Supporting your child to learn skills and strategies for kindergarten readiness can be done with fun, simple activities, such as rhyming words. In the winter, there’s a chance of snow. What words rhyme with snow?
Being able to rhyme words is a skill that develops about the age of 4, but in the meantime kids need to hear many, many words and be exposed to rhymes. Often, books will be written using a rhyming pattern, but parents and caregivers can play games with words. One way to play with words is to say some that sound the same. For instance, “The snow did blow, all in a row.” Repeat the words that rhyme: snow, blow, row. Ask your child for some other words that sound like that. This is hard to do, so you may have to say them: toe, grow, mow, slow. They sound the same too. Make up some silly poems, such as: The snow will grow, until we say Whoa. Row, row, row the snow. You can throw snow but don’t hit the crow. Oh, no!
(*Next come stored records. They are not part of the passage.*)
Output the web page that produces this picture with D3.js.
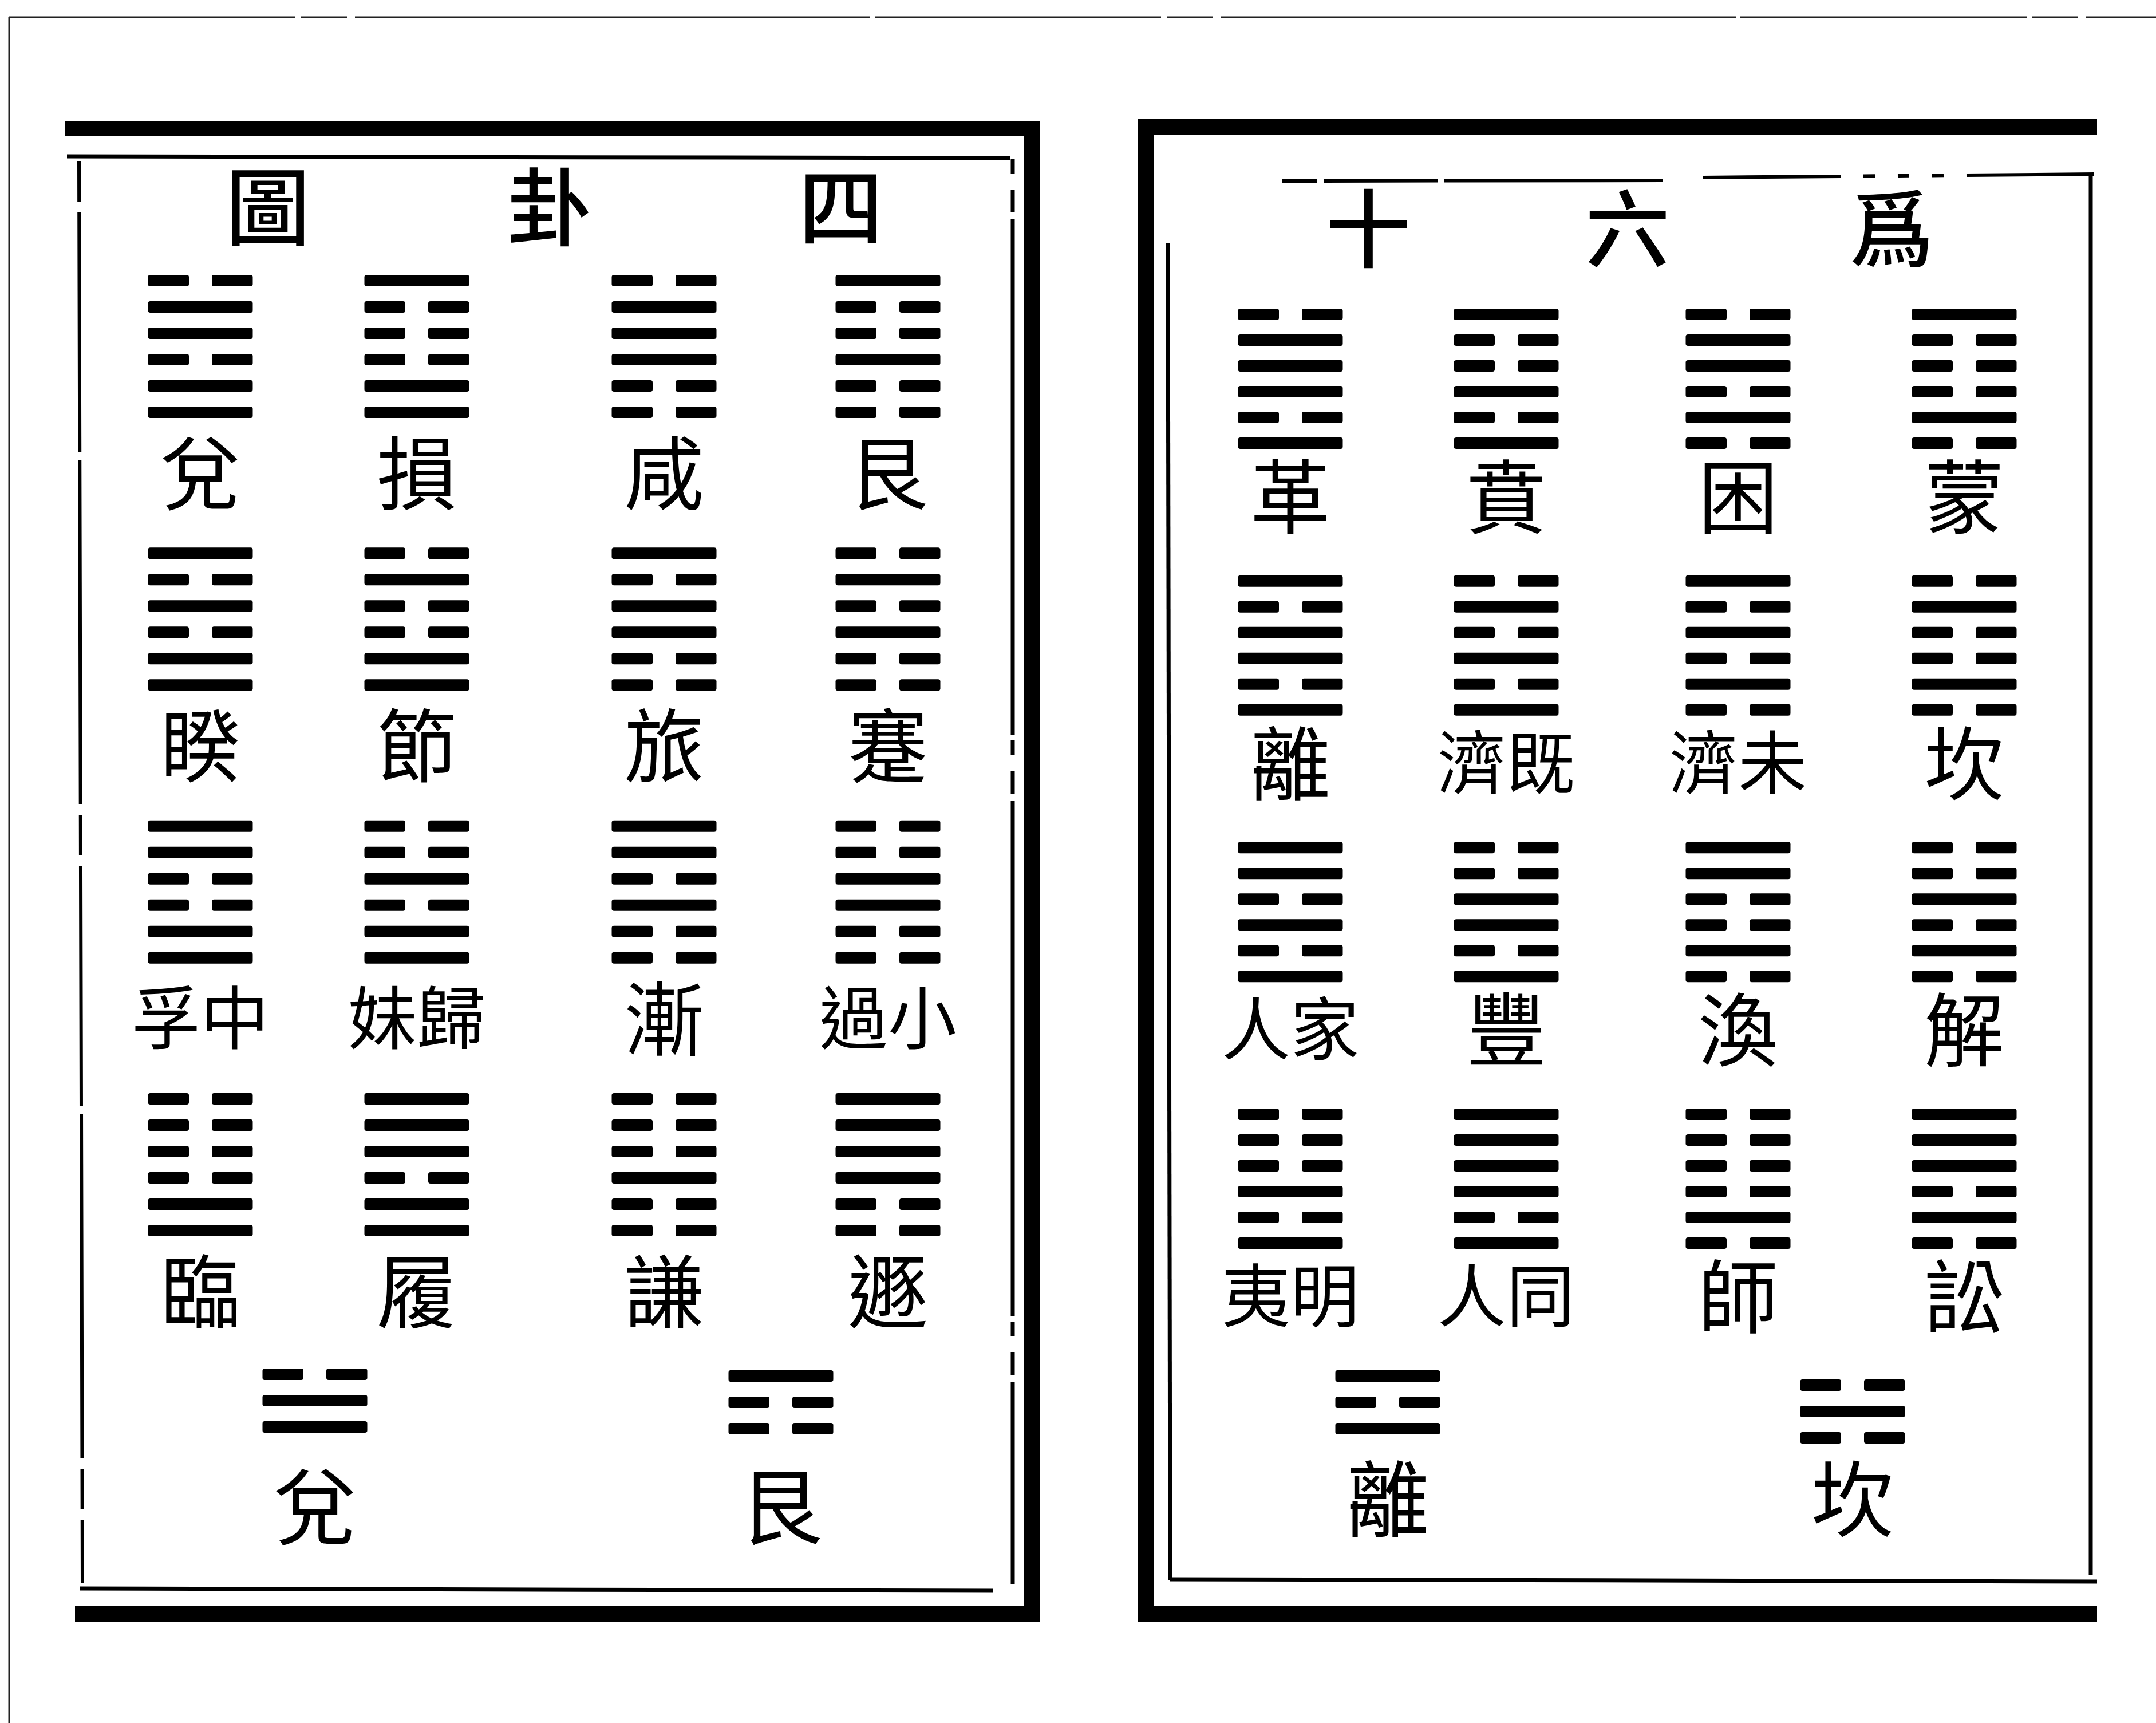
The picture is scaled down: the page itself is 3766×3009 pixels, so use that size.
<!DOCTYPE html>
<html><head><meta charset="utf-8">
<script src="https://cdn.jsdelivr.net/npm/d3@7"></script>
<style>body{margin:0;background:#fff}svg{display:block}</style>
</head><body>
<script>
// ---------------- data ----------------
const leftTitle  = ["圖", "卦", "四"];
const rightTitle = ["十", "六", "爲"];

// labels as printed (two-character names read right-to-left)
const leftNames = ["兌","損","咸","艮", "睽","節","旅","蹇", "孚中","妹歸","漸","過小", "臨","履","謙","遯"];
// line codes, bottom line first (1 = solid yang, 0 = broken yin)
const leftCodes = ["110110","110001","001110","001001",
                   "110101","110010","001101","001010",
                   "110011","110100","001011","001100",
                   "110000","110111","001000","001111"];

const rightNames = ["革","賁","困","蒙", "離","濟既","濟未","坎", "人家","豐","渙","解", "夷明","人同","師","訟"];
const rightCodes = ["101110","101001","010110","010001",
                    "101101","101010","010101","010010",
                    "101011","101100","010011","010100",
                    "101000","101111","010000","010111"];

const leftTrigramNames  = ["兌","艮"];
const leftTrigramCodes  = ["110","001"];
const rightTrigramNames = ["離","坎"];
const rightTrigramCodes = ["101","010"];

// ---------------- layout ----------------
const W = 3766, H = 3009;
const FONT = "'Noto Sans CJK TC','Noto Sans CJK SC',sans-serif";
const svg = d3.select("body").append("svg").attr("width", W).attr("height", H);
svg.append("rect").attr("width", W).attr("height", H).attr("fill", "#fff");

const INK = "#000";
const LINE_W = 183, GAP = 40, THICK = 20;

const pages = [
  { names: leftNames, codes: leftCodes,
    colX: d3.scaleOrdinal().domain([0,1,2,3]).range([350, 728, 1160, 1551]),
    rowY: d3.scaleLinear().domain([0,3]).range([480, 1909]),
    spacing: 46, labelDy: 338,
    title: leftTitle, titleX: d3.scaleOrdinal().domain([0,1,2]).range([468, 960, 1469]), titleY: 352,
    triNames: leftTrigramNames, triCodes: leftTrigramCodes,
    triX: d3.scaleOrdinal().domain([0,1]).range([550, 1364]), triTop: [2390, 2393], triLabelY: 2623 },
  { names: rightNames, codes: rightCodes,
    colX: d3.scaleOrdinal().domain([0,1,2,3]).range([2254, 2631, 3036, 3431]),
    rowY: d3.scaleLinear().domain([0,3]).range([539, 1936]),
    spacing: 45, labelDy: 320,
    title: rightTitle, titleX: d3.scaleOrdinal().domain([0,1,2]).range([2390, 2843, 3304]), titleY: 390,
    triNames: rightTrigramNames, triCodes: rightTrigramCodes,
    triX: d3.scaleOrdinal().domain([0,1]).range([2424, 3236]), triTop: [2393, 2409], triLabelY: 2610 }
];

// ---------------- frames ----------------
const frame = svg.append("g").attr("fill", INK);
// scan edge lines
svg.append("line").attr("x1", 16).attr("x2", W).attr("y1", 30).attr("y2", 30)
  .attr("stroke", "#222").attr("stroke-width", 3).attr("stroke-dasharray", "500,10,80,14,900,8");
svg.append("line").attr("x1", 16).attr("x2", 16).attr("y1", 30).attr("y2", H)
  .attr("stroke", "#222").attr("stroke-width", 3);

// left page thick border (top, right, bottom)
frame.append("rect").attr("x", 113).attr("y", 211).attr("width", 1702).attr("height", 26);
frame.append("rect").attr("x", 1789).attr("y", 211).attr("width", 27).attr("height", 2622);
frame.append("rect").attr("x", 131).attr("y", 2804).attr("width", 1686).attr("height", 28);
// left page inner thin frame
const thin = svg.append("g").attr("stroke", INK).attr("fill", "none");
thin.append("line").attr("x1", 117).attr("x2", 1765).attr("y1", 273).attr("y2", 276).attr("stroke-width", 7);
thin.append("line").attr("x1", 138).attr("x2", 144).attr("y1", 282).attr("y2", 2765).attr("stroke-width", 6)
  .attr("stroke-dasharray", "70,18,420,14,600,20");
thin.append("line").attr("x1", 1769).attr("x2", 1769).attr("y1", 278).attr("y2", 2767).attr("stroke-width", 7)
  .attr("stroke-dasharray", "25,28,40,12,900,10");
thin.append("line").attr("x1", 140).attr("x2", 1735).attr("y1", 2774).attr("y2", 2778).attr("stroke-width", 7);

// right page thick border (left, top, bottom)
frame.append("rect").attr("x", 1988).attr("y", 209).attr("width", 27).attr("height", 2624);
frame.append("rect").attr("x", 1988).attr("y", 208).attr("width", 1675).attr("height", 27);
frame.append("rect").attr("x", 1988).attr("y", 2805).attr("width", 1675).attr("height", 28);
// right page inner thin frame
thin.append("line").attr("x1", 2240).attr("x2", 2905).attr("y1", 316).attr("y2", 315).attr("stroke-width", 6)
  .attr("stroke-dasharray", "60,12,200,10,400");
thin.append("line").attr("x1", 2975).attr("x2", 3658).attr("y1", 310).attr("y2", 304).attr("stroke-width", 6)
  .attr("stroke-dasharray", "240,40,20,40,20,40,20,40,400");
thin.append("line").attr("x1", 3652).attr("x2", 3652).attr("y1", 304).attr("y2", 2750).attr("stroke-width", 7);
thin.append("line").attr("x1", 2040).attr("x2", 2044).attr("y1", 425).attr("y2", 2760).attr("stroke-width", 7);
thin.append("line").attr("x1", 2044).attr("x2", 3663).attr("y1", 2758).attr("y2", 2762).attr("stroke-width", 7);

// ---------------- marks ----------------
function drawGua(g, code, cx, top, spacing) {
  const n = code.length;
  const yS = d3.scaleLinear().domain([n - 1, 0]).range([top, top + (n - 1) * spacing]);
  const xS = d3.scaleLinear().domain([0, 1]).range([cx - LINE_W / 2, cx + LINE_W / 2]);
  const segs = [];
  code.split("").forEach((c, i) => {
    if (c === "1") segs.push({ x0: 0, x1: 1, i });
    else {
      const h = (GAP / 2) / LINE_W;
      segs.push({ x0: 0, x1: 0.5 - h, i });
      segs.push({ x0: 0.5 + h, x1: 1, i });
    }
  });
  g.selectAll(null).data(segs).join("rect")
    .attr("x", d => xS(d.x0)).attr("width", d => xS(d.x1) - xS(d.x0))
    .attr("y", d => yS(d.i)).attr("height", THICK)
    .attr("rx", 4).attr("fill", INK);
}

pages.forEach(p => {
  const g = svg.append("g");
  // title
  g.selectAll(null).data(p.title).join("text")
    .attr("x", (d, i) => p.titleX(i)).attr("y", p.titleY)
    .attr("text-anchor", "middle").attr("dominant-baseline", "central")
    .attr("font-family", FONT).attr("font-size", 148).attr("font-weight", 500)
    .attr("fill", INK).text(d => d);
  // hexagrams
  p.codes.forEach((code, k) => {
    const col = k % 4, row = Math.floor(k / 4);
    drawGua(g, code, p.colX(col), p.rowY(row), p.spacing);
  });
  // labels
  g.selectAll(null).data(p.names).join("text")
    .attr("x", (d, k) => p.colX(k % 4))
    .attr("y", (d, k) => p.rowY(Math.floor(k / 4)) + p.labelDy)
    .attr("text-anchor", "middle").attr("dominant-baseline", "central")
    .attr("font-family", FONT)
    .attr("font-size", d => d.length > 1 ? 120 : 140)
    .attr("fill", INK).text(d => d);
  // bottom trigrams
  p.triCodes.forEach((code, k) => drawGua(g, code, p.triX(k), p.triTop[k], 46));
  g.selectAll(null).data(p.triNames).join("text")
    .attr("x", (d, k) => p.triX(k)).attr("y", p.triLabelY)
    .attr("text-anchor", "middle").attr("dominant-baseline", "central")
    .attr("font-family", FONT).attr("font-size", 145)
    .attr("fill", INK).text(d => d);
});
</script>
</body></html>
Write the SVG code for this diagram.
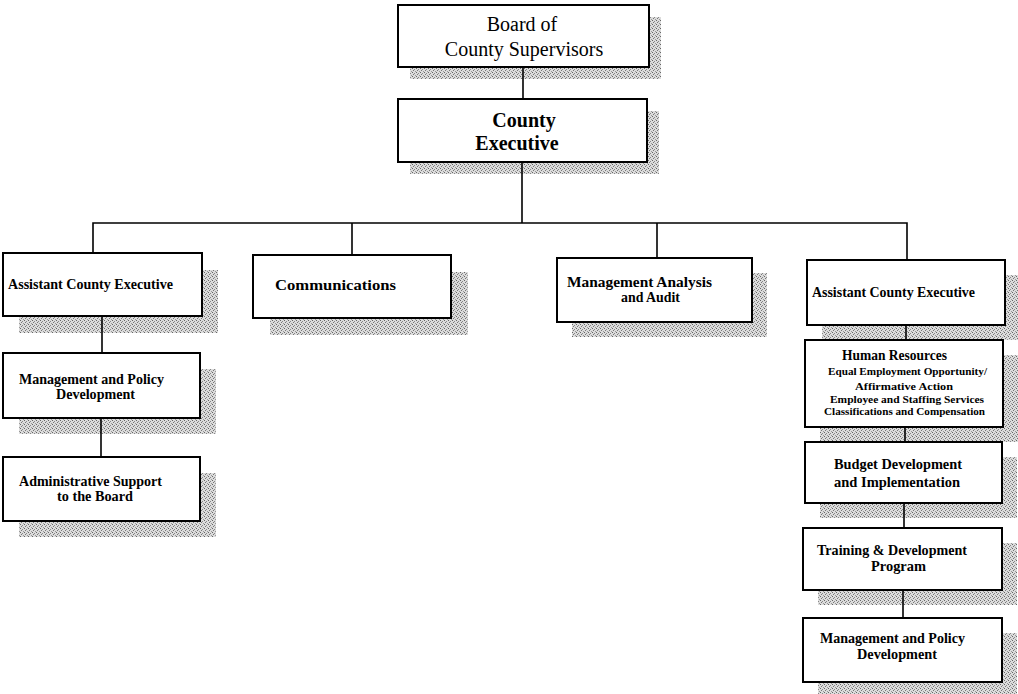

What’s so special about words and rhymes? Words are made of bits of sounds; for example, the word snow can be divided up into the bits ‘sss’, then ‘nnn’ and ‘oooo’. These sound bits can be recombined to make new words: snow, glow, flow, etc. Figuring out these bits is a critical skill. The technical term is phonological awareness and rhyming is part of it. Knowing how words work is valuable for learning to read.
Ears need to hear plenty of words that rhyme. This helps the brain make the needed connections. Having some fun with the word snow can be done inside or outside, and doesn’t need any materials at all. What words do you and your child know that rhyme with snow? 1, 2, 3, go…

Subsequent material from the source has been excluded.